As time was getting on, we made for the Creation - quickly taking in the Resurrection one more time en route - to see how it all began. And verily there was a rather good laser display set to a tune by Enya.
To get the full effect from a visit to Tierra Santa you have to go after dark, so you can properly enjoy the special effects and period costumes as you walk through the gloom of the fibreglass alleys. And don't forget to spare some time for the authentic live dance show in the main square, which was mercifully rained off the night we were there.
During Holy Week, thousands will come to see some of the main events of Jesus's final hours played out by actors. Indeed, since it was founded in 1999, Tierra Santa has had millions of visitors file through its gates - some devout believers, others sniggering cynics there for an utterly kitsch experience.
Middle-class porteños regard the theme park as extremely corny. This is, after all, a nation that takes its religion seriously.

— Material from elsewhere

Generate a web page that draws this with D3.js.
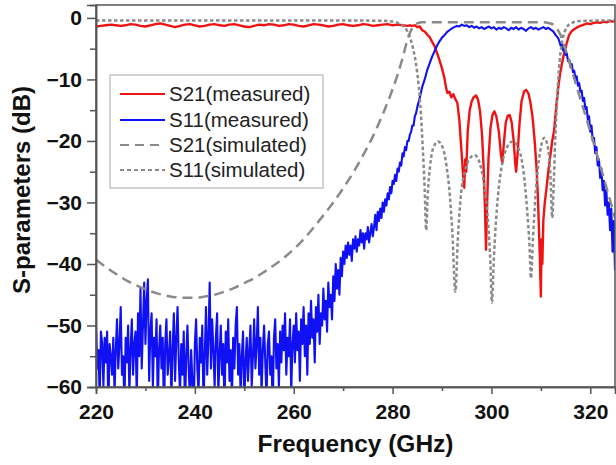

Peter Johnson, business editor of the English-language daily the Buenos Aires Herald, speculates: "Maybe the theme park took off here because of the Jewish-Muslim-Christian mix that there is in Buenos Aires, where they seem to get on quite well with each other, unlike other parts of the world."
But somehow Tierra Santa seems completely out of place in this city. There are many parts of South America where a theme-park treatment of faith would sit more comfortably.
In Bolivia, by the side of Lake Titicaca, we witnessed a priest blessing people's cars and trucks with holy water. At the Witches' Market in La Paz, people buy llama foetuses to bury in the foundations of new homes as a measure of protection against evil spirits. (This in a country where well over 90 per cent of the people call themselves Christians.) There, as in Peru and parts of Argentina and Chile, Catholicism and indigenous beliefs often intermingle. Many of Tierra Santa's visitors come from outside the country; on the day we went, there were big parties of ultra-religious Brazilians.
As to who financed the theme park, I'm told that Tierra Santa's backers prefer to remain in the shadows, although the person who made many of the models is an eccentric called Fernando Pugliese. His website says he was first approached about the project by the Union of Shopworkers in 1998.
However it came about, it is one of the most entertaining evenings you can spend in Buenos Aires. And for all those Brazilian visitors, it's a far more cost-effective pilgrimage than going all the way to Jerusalem.